### [Information supplied]
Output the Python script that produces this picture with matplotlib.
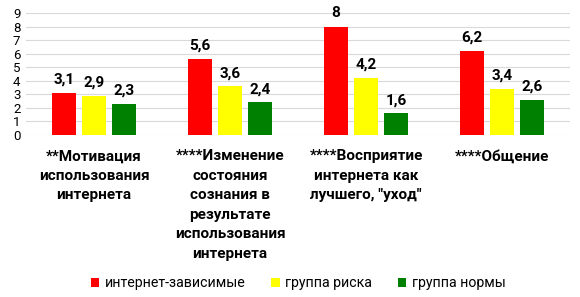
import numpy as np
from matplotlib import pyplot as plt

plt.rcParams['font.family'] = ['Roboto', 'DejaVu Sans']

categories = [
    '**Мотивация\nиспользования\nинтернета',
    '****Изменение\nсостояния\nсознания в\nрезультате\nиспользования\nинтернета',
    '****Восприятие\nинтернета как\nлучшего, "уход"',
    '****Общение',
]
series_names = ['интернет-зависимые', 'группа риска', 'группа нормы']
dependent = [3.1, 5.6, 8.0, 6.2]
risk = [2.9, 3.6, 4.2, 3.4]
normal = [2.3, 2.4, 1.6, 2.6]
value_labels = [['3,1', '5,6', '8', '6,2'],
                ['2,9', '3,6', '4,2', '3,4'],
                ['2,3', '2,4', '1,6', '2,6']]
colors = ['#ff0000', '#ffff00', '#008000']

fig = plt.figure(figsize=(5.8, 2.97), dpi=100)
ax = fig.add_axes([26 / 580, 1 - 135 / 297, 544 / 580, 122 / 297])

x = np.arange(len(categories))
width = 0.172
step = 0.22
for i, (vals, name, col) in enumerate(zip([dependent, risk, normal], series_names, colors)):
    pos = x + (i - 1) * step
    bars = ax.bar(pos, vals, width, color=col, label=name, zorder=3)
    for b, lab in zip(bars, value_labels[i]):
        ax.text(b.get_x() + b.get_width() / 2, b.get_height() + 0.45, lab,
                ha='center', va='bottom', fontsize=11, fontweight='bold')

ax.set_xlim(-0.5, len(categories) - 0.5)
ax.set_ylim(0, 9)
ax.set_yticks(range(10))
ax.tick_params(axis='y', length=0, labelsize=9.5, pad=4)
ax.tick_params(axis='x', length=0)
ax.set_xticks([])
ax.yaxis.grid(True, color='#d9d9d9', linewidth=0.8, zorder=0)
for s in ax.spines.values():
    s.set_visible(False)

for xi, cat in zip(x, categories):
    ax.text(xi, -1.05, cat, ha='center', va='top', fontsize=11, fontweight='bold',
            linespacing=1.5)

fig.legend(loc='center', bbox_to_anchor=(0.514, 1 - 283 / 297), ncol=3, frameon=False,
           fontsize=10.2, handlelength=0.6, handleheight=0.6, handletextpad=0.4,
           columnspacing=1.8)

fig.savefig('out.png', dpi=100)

### [Goal of the exercise]
Give back exactly the lines from the first line of the data through the line with "plt.rcParams['font.family'] = ['Roboto', 'DejaVu", pictures excluded.

### [Result for this exercise]
Output the Python script that produces this picture with matplotlib.
import numpy as np
from matplotlib import pyplot as plt

plt.rcParams['font.family'] = ['Roboto', 'DejaVu Sans']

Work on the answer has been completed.